Below we outline five important lessons we can learn when parties in the Chain of Responsibility (CoR) have ended up in court for breaches of the Heavy Vehicle National Law (HVNL).
Relying solely on a Container Weight Declaration (CWD) will not absolve you from all your breaches.
In Roads and Maritime Services v Troy Heavy Haulage Pty Ltd(2013), the defendant was convicted of various offences when it collected a shipping container that was packed with a load of five forklift machines, forks and masts.
The load was in breach of mass, dimension and load restraint laws. These were all categorised as ‘severe-risk’ breaches.
The defendant sought to rely on the ‘reasonably practicable steps’ defence stating that it completely relied on the CWD it received.
The court was critical of this and said that the CWD could only be relied upon to the extent that the weight of the container and its contents was relevant to the offence.
Here, axle mass, dimension and load restraint laws were breached. The CWD did not provide any assurance on these matters, covering only the gross mass of the loaded container.
As a result, reliance on it was misplaced and invalid, and the defendant was found guilty.
If you want to rely on the ‘reasonably practicable steps’ defence, you need to show that you took ALL possible steps, not just some.
In Vic Roads v City of Glen Eira (2010), a council was charged with 88 offences relating to breaches of mass limits by rubbish collection trucks after officers conducted an audit at the weighbridge at the depot.
The council relied on the ‘reasonably practicable steps’ defence and the court found that the council had taken all reasonably practicable steps to avoid the commission of breaches for some of the following reasons:
- it had put in place a commercial arrangement that required compliance with legislative or regulatory provisions;
- it had ensured the commercial arrangement was adequate for the requirements of the service at the time of the arrangement and for the future;
- it had structured the arrangement so that there was no incentive to breach regulations;
- it had included a disincentive to breach such regulations, such as bonus payments only paid when full compliance was met; and
- it had monitored and negotiated on the system to ensure its smooth operation and compliance.
Directors are not immune from CoR liability.
In an unreported local court judgment (Bullin Pty Ltd (2008/2009)), a trucking company went into liquidation after recording more than 500 offences (mostly related to CoR) in NSW between December 2003 and October 2007.
A year later, the court found the company and the director liable for these CoR breaches. The director was held personally liable for 89 overloading offences despite the business going into liquidation.

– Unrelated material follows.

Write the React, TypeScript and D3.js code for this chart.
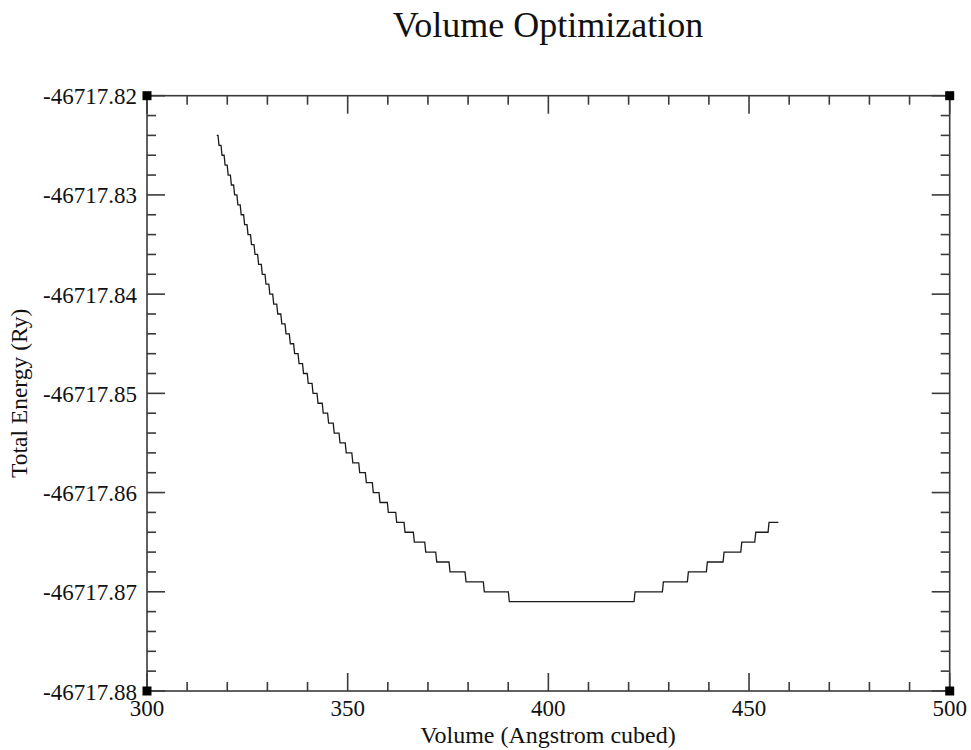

The court noted that the director was a “systematic or persistent offender,” and made a ruling that he was prohibited from working in any business that involved moving a heavy vehicle to, through or from an NSW road.
A work diary must contain an accurate account of work and rest hours. If it is found to be misleading, you may be investigated and prosecuted.
In the case of Department of Planning, Transport and Infrastructure v Bridgart (2014), a truck driver was found guilty of:
- inaccurately reporting information in his work diary; and
- recording that he was resting at a particular time when he was in another location 300km away.
In considering the sentencing punishment, the appeal court gave regard to the fact that an accident involving a heavy vehicle puts the driver and other road-users at significant risk of death or serious injury and to mitigate this risk, drivers must adhere to certain work and rest times.
The legislation was there to act as a personal and general deterrent to drivers who enter false information in their work diaries. On appeal, the court increased the driver’s fine from $200 to $2,000.
Smaller companies face the same CoR obligations as larger corporations. The regulator does not discriminate.
In the case of Palfrey v Spiteri and Others (2014), a small company (with one director), which transported quarried materials from their source to various construction sites, was found guilty of having no systems in place that addressed any issue relating to fatigue management for the drivers.
The court was critical of the complete failure by the defendant to have these systems in place, even though there was limited capacity to do so.
The investigation by the Roads and Maritime Service revealed that trucks were operating according to customer service and commercial considerations, rather than taking into account or following safe working practices.
The court imposed eight offences against the company and 19 against the company’s director. It stated that the penalties imposed reflected that while the company was the principal operator of the business, Mr Spiteri (the director) was in real control and the company was essentially a one-person company.